Today I'm reading about Maurice de Sully, who was bishop of Parish from the 1160 death of his great predecessor, Peter Lombard, until his own death in 1196.
Maurice, of course, was the bishop who ordered the construction of the great cathedral of Notre-Dame de Paris. Apparently, or so I read, he refused donations of chalices and stained glass windows from the Parisian prostitutes.
It's a complicated question. If you were a pastor or a bishop building a new church, would you accept such gifts from the local prostitutes? Would you let it be inscribed as such for all to see? What might it mean to accept or refuse?
9 comments:
Yes, I would. Perhaps it would be a moment of grace for them!
Even Mother Theresa accepted gifts from the mafia
Hmmmm...I love Notre Dame de Paris. Now I don't love it quite so much.
Thankfully I'm not a bishop and don't have to worry about this sort of thing, but I'd probably have taken the gifts. As Fr. Matt has commented, it may have been an opportunity.
I have heard one of the priests at my parish say that he thinks it's a shame that any such gifts are inscribed with the name of the giver. I tend to agree with him.

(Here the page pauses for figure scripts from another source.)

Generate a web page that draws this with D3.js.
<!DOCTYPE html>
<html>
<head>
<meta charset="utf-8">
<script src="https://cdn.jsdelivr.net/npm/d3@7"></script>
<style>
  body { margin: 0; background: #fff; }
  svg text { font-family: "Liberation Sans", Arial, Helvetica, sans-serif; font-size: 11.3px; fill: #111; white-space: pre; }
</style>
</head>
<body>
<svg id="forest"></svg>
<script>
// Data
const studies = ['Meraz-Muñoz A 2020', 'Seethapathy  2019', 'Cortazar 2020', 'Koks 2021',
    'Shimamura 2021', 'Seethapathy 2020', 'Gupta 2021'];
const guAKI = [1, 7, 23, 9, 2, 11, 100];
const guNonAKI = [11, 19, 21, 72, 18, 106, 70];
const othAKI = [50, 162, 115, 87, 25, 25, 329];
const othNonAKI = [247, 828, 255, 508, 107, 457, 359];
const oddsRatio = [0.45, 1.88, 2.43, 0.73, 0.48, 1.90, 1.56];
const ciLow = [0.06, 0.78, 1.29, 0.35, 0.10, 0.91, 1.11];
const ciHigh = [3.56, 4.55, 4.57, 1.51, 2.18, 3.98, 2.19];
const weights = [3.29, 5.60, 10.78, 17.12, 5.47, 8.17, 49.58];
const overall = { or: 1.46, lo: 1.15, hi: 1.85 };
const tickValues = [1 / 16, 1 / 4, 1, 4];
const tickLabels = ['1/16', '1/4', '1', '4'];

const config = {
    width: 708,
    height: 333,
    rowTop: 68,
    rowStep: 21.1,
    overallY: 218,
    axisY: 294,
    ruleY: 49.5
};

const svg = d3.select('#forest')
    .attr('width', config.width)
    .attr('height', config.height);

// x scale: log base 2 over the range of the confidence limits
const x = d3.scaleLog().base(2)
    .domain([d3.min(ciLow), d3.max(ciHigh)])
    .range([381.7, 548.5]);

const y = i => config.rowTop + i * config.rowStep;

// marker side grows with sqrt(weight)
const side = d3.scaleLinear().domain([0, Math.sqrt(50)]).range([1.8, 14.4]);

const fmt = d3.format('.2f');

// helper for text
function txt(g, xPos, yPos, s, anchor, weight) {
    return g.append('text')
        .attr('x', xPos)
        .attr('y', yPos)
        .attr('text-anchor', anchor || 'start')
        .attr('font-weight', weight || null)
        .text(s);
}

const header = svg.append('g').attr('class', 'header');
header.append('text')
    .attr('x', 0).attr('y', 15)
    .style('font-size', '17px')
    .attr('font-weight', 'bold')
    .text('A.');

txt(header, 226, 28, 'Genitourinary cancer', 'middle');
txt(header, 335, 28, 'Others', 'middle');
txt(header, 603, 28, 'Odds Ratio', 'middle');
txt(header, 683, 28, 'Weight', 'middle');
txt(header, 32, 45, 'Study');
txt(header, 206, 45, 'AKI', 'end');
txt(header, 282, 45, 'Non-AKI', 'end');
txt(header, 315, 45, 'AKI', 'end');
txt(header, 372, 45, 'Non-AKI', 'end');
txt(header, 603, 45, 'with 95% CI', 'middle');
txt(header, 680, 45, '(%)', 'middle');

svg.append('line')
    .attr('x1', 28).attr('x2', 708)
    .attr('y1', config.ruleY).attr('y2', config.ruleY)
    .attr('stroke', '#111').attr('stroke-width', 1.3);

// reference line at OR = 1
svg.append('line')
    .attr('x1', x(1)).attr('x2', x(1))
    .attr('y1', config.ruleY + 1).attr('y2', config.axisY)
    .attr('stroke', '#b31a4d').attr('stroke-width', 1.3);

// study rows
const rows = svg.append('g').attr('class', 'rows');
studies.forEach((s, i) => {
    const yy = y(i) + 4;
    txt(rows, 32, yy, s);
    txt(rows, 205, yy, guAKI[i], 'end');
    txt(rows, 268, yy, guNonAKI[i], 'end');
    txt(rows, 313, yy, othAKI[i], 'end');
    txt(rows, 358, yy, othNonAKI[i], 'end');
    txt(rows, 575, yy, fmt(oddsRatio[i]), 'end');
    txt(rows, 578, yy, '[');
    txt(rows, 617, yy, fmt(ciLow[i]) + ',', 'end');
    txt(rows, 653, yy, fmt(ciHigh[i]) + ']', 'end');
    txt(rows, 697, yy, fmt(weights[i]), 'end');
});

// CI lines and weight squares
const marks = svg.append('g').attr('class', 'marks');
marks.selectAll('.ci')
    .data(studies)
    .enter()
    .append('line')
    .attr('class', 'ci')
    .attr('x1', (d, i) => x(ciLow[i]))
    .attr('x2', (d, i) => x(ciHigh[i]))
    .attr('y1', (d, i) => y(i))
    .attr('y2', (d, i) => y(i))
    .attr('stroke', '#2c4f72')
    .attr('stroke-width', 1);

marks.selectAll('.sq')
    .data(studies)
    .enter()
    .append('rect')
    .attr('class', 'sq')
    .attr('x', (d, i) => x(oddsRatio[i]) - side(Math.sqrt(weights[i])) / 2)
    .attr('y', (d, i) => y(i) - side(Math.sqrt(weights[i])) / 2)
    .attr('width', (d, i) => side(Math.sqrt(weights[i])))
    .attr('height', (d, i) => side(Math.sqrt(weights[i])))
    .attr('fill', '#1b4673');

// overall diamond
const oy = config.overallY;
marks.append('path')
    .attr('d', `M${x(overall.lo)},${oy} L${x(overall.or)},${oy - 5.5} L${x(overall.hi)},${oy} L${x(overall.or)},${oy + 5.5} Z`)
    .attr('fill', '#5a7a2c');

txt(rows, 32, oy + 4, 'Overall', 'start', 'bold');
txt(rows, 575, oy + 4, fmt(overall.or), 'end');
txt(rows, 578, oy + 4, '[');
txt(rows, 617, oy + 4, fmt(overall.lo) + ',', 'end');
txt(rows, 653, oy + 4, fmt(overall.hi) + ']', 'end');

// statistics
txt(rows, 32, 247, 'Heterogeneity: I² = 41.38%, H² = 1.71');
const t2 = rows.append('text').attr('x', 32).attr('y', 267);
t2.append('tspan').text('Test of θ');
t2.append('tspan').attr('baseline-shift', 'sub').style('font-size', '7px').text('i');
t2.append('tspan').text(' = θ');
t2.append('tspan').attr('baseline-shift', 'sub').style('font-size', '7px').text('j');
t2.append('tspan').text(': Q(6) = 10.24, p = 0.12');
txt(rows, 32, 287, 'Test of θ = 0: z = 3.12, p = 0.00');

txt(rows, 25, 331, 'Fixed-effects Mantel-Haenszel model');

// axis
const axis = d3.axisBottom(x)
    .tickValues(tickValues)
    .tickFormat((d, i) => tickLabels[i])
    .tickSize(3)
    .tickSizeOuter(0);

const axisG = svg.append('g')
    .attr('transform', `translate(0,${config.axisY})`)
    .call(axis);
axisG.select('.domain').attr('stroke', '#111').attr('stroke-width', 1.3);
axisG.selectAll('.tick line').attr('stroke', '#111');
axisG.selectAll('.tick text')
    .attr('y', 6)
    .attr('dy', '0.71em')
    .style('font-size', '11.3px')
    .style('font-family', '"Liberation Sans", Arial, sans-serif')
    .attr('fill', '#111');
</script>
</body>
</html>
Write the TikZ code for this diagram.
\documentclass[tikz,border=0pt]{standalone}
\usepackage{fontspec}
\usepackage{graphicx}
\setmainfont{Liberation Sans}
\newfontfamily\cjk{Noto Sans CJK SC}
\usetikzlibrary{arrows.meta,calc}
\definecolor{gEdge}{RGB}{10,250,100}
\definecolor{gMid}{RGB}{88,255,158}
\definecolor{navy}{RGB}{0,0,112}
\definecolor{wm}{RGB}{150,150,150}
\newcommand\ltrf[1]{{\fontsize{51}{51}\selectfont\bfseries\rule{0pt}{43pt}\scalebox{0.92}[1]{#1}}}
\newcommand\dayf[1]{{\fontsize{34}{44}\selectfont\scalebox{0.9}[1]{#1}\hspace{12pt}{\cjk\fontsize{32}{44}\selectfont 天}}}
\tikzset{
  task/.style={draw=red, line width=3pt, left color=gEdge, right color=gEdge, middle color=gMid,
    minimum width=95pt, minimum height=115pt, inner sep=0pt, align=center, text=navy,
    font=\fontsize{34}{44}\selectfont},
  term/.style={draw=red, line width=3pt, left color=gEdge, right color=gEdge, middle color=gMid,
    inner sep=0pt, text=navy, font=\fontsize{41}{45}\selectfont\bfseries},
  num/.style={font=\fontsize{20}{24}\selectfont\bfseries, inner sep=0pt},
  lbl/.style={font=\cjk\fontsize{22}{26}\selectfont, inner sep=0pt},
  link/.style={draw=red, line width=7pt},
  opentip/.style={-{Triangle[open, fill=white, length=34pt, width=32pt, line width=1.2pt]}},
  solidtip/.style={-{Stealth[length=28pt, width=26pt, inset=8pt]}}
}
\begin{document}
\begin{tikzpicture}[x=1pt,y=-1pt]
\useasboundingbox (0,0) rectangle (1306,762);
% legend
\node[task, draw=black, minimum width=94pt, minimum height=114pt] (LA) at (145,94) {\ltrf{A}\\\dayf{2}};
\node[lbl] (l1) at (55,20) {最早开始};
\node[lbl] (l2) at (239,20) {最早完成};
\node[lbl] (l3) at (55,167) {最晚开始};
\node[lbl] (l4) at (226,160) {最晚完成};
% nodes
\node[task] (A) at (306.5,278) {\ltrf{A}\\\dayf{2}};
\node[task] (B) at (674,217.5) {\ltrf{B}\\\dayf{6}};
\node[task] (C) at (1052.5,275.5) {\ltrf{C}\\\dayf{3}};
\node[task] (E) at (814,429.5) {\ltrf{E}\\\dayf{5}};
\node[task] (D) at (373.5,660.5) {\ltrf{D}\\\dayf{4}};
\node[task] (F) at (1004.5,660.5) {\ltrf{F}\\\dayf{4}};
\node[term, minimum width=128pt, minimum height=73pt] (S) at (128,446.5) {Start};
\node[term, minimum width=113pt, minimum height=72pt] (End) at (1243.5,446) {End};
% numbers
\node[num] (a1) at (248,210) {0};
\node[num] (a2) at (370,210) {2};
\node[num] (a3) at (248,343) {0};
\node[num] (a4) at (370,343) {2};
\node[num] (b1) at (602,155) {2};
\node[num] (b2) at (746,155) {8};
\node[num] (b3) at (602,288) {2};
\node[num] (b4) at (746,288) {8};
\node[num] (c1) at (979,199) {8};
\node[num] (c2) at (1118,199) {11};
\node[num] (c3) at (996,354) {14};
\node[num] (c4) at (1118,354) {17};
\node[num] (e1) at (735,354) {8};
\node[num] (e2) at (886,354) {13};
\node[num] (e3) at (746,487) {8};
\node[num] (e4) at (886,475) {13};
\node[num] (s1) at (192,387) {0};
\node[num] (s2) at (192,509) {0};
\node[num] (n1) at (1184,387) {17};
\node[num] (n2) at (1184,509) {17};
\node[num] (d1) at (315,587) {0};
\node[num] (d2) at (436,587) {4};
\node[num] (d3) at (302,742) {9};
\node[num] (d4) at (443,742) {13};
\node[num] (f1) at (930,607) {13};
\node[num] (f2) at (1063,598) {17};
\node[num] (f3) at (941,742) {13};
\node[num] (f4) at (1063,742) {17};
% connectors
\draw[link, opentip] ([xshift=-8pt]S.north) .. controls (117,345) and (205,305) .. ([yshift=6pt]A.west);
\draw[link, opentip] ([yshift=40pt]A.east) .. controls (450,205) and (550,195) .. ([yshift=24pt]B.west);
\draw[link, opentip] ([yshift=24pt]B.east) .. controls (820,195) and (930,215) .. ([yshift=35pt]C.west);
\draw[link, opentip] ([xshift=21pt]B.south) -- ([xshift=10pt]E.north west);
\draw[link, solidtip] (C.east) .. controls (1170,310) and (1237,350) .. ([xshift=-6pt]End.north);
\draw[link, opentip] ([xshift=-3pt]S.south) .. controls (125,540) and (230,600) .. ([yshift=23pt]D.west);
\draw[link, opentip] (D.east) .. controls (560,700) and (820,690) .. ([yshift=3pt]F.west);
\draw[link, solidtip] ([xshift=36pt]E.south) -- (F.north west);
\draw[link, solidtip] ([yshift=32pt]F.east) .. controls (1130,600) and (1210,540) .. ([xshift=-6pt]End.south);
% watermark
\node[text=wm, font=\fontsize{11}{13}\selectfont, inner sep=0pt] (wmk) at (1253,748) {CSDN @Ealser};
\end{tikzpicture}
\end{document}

Couldn't it be that any name on that donated chalice might be an eventual cause of scandal and not just a prostitute's name? Isn't it kind of scandalous in the first place that it's important for some people to let the world know who donated that chalice?
Absolutely! Think of Rahab the prostitute in the Old Testament... and what Fr. Matt said.
People quick to refuse such gifts may recall that the Milan Cathedral was built with donations from prostitutes. Apparently, they gave more than those who had money from "legit" sources. The fact of the Milan Cathedral is the subject of a PhD dissertation written at Rutgers by an Italian woman who belongs to Communion and Liberation, whose name I can't recall.
Indeed, a moment of grace and an opportunity for our education and conversion.
It sounds like these were not former prostitutes, but active unrepentant ones? If so I think maybe the prostitutes wanted a substitute for conversion, some way to approach God and gain His favor while still living in sin. The most loving, caring, fatherly thing for the bishop to do would be to make sure the prostitutes understood their extreme danger: that they'd burn in Hell forever unless they went to Confession and repented. He could use their desire to make a donation as an opening to exhort them. And if they wouldn't convert, he'd better refuse their gifts, to demonstrate as clearly as possible that it is impossible to please God if you refuse to give up mortal sin.
Also, accepting their gift would make it look like you can buy salvation from the Church, and that would be a deadly message.
Why not? Perhaps as Fr. Matt said it would have been the grace might have opened the door of change for them...instead I see the door slamming. Really sad in a way, not just for the women he refused but also for the bishop! Cathy
Brother Charles; if the Catholic church as in priests and prelates, accept money from their brothers who are members of the Mafia for good works, there would certainly be no problem in accepting gifts from prostitutes so I would think.
Especially when it is the human weakness of the man that uses them contributing to their fall from grace.